Pour évaluer de plus près l’impact de l’Eco sur l’économie tunisienne en cas d’adhésion à la Cedeao (notre statut est encore celui d’observateur), nous avons parcouru plusieurs analyses en faveur et contre l’adoption de cette monnaie, et surtout l’impact sur le commerce inter-régional et continental qui pourrait affecter les entreprises économiques, dont celles de la Tunisie.

Une monnaie unique controversée et qui fait encore débat

Discutée depuis une trentaine d’années, cette monnaie unique est vue comme un pari risqué par certains analystes: l’Eco devait être lancée au moins 4 fois depuis 1983. Sera-ce respecté cette fois-ci en janvier 2020, date butoir?

L’Eco n’a pas à elle seule, comme monnaie unique, ce qu’il faut pour faire des affaires, plus facilement que ce n’est le cas en Afrique de l’Ouest actuellement, selon la BBC. Cela signifie que l’adoption de la monnaie unique ne stimulera pas, à elle seule, le commerce intra-régional, à fortiori à une échelle plus large au plan continental, comme cela pourrait être le cas pour les entreprises tunisiennes.

Les obstacles pouvant être créés par l’Eco ne sont pas négligeables, à commencer par l’abandon du Franc CFA arrimé à l’Euro par 8 pays sur les 15 que compte la Cedeao, dont le Sénégal et la Côte d’Ivoire, où des entreprises tunisiennes ont des intérêts assez importants, les 7 autres devant changer leur monnaie nationale.

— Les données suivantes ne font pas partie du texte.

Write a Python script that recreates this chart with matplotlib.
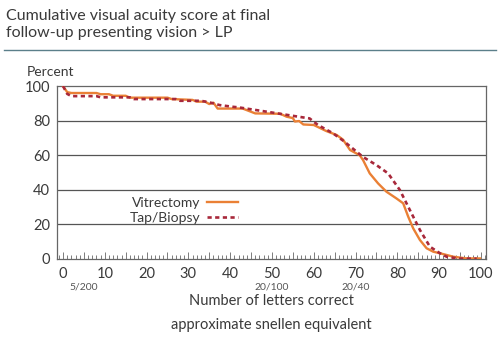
import matplotlib
matplotlib.use('Agg')
import matplotlib.pyplot as plt
from matplotlib.ticker import MultipleLocator, FuncFormatter

plt.rcParams['font.family'] = ['Lato', 'DejaVu Sans']

# Vitrectomy (solid orange)
vit_x = [0, 1, 2, 8, 9, 11, 12, 15, 16, 25, 26, 31, 32, 34, 35, 36, 37, 43, 46, 52,
         53.5, 55, 55.5, 56.5, 57.5, 60, 63, 65.5, 67, 68.7, 71, 71.8, 73.4, 75.4, 77.4,
         79.8, 81.4, 82.6, 83.8, 85.4, 87, 88.6, 90.2, 93.4, 96.6, 99.8]
vit_y = [100, 96.5, 96, 96, 95.3, 95.3, 94.4, 94.4, 93.3, 93.3, 92.5, 92, 91, 91, 89.6,
         90.4, 87, 87, 84.2, 84, 82.3, 81.5, 79.5, 79.8, 77.8, 77.5, 74, 71.7, 69, 63,
         60, 57.2, 49.5, 43.7, 38.9, 35, 32.2, 24.5, 17.7, 11, 6.2, 4.2, 3.3, 1.3, 0.3, 0.3]

# Tap/Biopsy (dashed dark red)
tap_x = [0, 1, 2, 8, 9, 16, 17, 27, 28, 33, 35, 37.5, 40.7, 42, 48.7, 55, 59, 61, 64.6, 67,
         71.8, 75, 77.8, 80.6, 83, 85.4, 87.8, 90.2, 91.8, 95, 99]
tap_y = [100, 95.5, 94.2, 94.2, 93.5, 93.5, 92.5, 92.5, 91.5, 91.5, 90.6, 89, 88, 87.7,
         85.2, 82.8, 81.3, 77.5, 72.7, 68.5, 59, 54.3, 49.5, 39.9, 28.3, 16.8, 7.1, 3.3,
         1.3, 0.2, 0.2]

snellen_pos = [5, 50, 70]
snellen_lab = ['5/200', '20/100', '20/40']

txt = '#3a3a3a'
fig = plt.figure(figsize=(5, 3.43), dpi=100)
fig.patch.set_facecolor('white')

# titel + linie
fig.text(0.012, 0.975, 'Cumulative visual acuity score at final\nfollow-up presenting vision > LP',
         fontsize=11.5, color=txt, va='top', ha='left', linespacing=1.3)
fig.add_artist(plt.Line2D([0.008, 0.992], [0.854, 0.854], color='#5b7f8a', lw=1.0))

ax = fig.add_axes([0.114, 0.245, 0.857, 0.504])
for y in [20, 40, 60, 80]:
    ax.axhline(y, color='#555555', lw=0.9, zorder=1)

ax.plot(vit_x, vit_y, color='#ea8035', lw=1.7, label='Vitrectomy', zorder=3)
ax.plot(tap_x, tap_y, color='#a8283a', lw=1.9, dashes=(1.6, 1.3), label='Tap/Biopsy', zorder=4)

ax.set_xlim(-1.44, 101.1)
ax.set_ylim(0, 100)
for s in ax.spines.values():
    s.set_color('#666666')
    s.set_linewidth(0.9)

ax.xaxis.set_major_locator(MultipleLocator(5))
ax.xaxis.set_minor_locator(MultipleLocator(1))
ax.xaxis.set_major_formatter(FuncFormatter(lambda v, p: '%d' % v if v % 10 == 0 else ''))
ax.tick_params(axis='x', which='major', direction='in', length=5, width=0.6, color='#666666',
               labelsize=10.5, labelcolor=txt, pad=6)
ax.tick_params(axis='x', which='minor', direction='in', length=3, width=0.6, color='#666666')
ax.set_yticks([0, 20, 40, 60, 80, 100])
ax.tick_params(axis='y', length=0, labelsize=10.5, labelcolor=txt, pad=5)

ax.text(-0.07, 1.045, 'Percent', transform=ax.transAxes, fontsize=10, color=txt, ha='left', va='bottom')

for p, l in zip(snellen_pos, snellen_lab):
    ax.text(p, -0.135, l, transform=ax.get_xaxis_transform(), fontsize=7.5, color='#555555',
            ha='center', va='top')

fig.text(0.543, 0.122, 'Number of letters correct', fontsize=10.5, color=txt, ha='center', va='center')
fig.text(0.543, 0.052, 'approximate snellen equivalent', fontsize=10.5, color=txt, ha='center', va='center')

leg = ax.legend(loc='upper left', bbox_to_anchor=(0.153, 0.40), frameon=False, markerfirst=False,
                fontsize=10, handlelength=2.2, handletextpad=0.5, labelspacing=0.2, borderpad=0)
for t in leg.get_texts():
    t.set_color(txt)

fig.savefig('out.png', dpi=100, facecolor='white')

Mais comme le commente le journal « Le Monde », «la création de l’Eco pourrait être une excellente nouvelle, pour ceux d’entre eux qui utilisent le franc CFA. Elle entraînerait de facto la fin de cette monnaie née pendant la période coloniale, et toujours placée sous la tutelle du ministère français des Finances, avec l’obligation pour les pays africains, de déposer la moitié de leurs réserves de change auprès du Trésor français, et la présence de responsables français dans les instances de leurs banques centrales»

Cependant, «une critique économique conséquente du franc CFA, se situant au-delà d’une critique politico-symbolique, montre que la monnaie unique de la Cedeao, telle qu’elle a été conçue jusqu’ici, ne constitue pas la meilleure voie à suivre», ajoute le journal

Faiblesse du commerce intra-régional de la Cedeao et de ses échanges avec la Tunisie

«Une objection importante contre le franc CFA, rapporte encore « Le Monde », est que les 2 blocs qui l’utilisent, à savoir l’Union économique et monétaire ouest-africaine (UEMOA) et la Communauté économique et monétaire de l’Afrique centrale (Cemac), ne présentent pas les caractéristiques de « zones monétaires optimales ». Cela veut dire que leur existence ne se justifie pas économiquement: les inconvénients à partager la même monnaie, pour les pays membres pris individuellement, sont supérieurs aux avantages à la maintenir. Partant de ce fait, on peut difficilement concevoir qu’une union monétaire plus large, permettra d’inverser la tendance».

La Cedeao riposte à ces critiques, en affirmant qu’elle adopterait l’Eco graduellement, en commençant par les pays qui auront respecté les «critères de convergence», ce qui veut surtout dire la création de réserves de change pour couvrir au moins 3 mois d’importations, un déficit budgétaire ne dépassant pas 3% du PIB, ou une inflation de -10%. Les pays membres ont jusqu’au 29 octobre 2019 pour transmettre leurs programmes pluriannuels de convergence à la Commission de la Cedeao pour la période 2020-2024.

« Le Monde » explique également: «A supposer que l’Eco voie le jour, ses bénéfices risquent d’être limités au regard de la faiblesse du commerce intra-Cedeao (9,4 % en 2017). L’argument selon lequel l’intégration monétaire va changer la donne, est sujet à caution».

Les entreprises tunisiennes, dans un contexte d’adhésion à la Cedeao, auront été prévenues. Leurs engagements financiers auprès de leurs partenaires dans la région devront être bien calibrés pour ne pas avoir à faire face à des complications imprévues, en termes notamment de taux de change.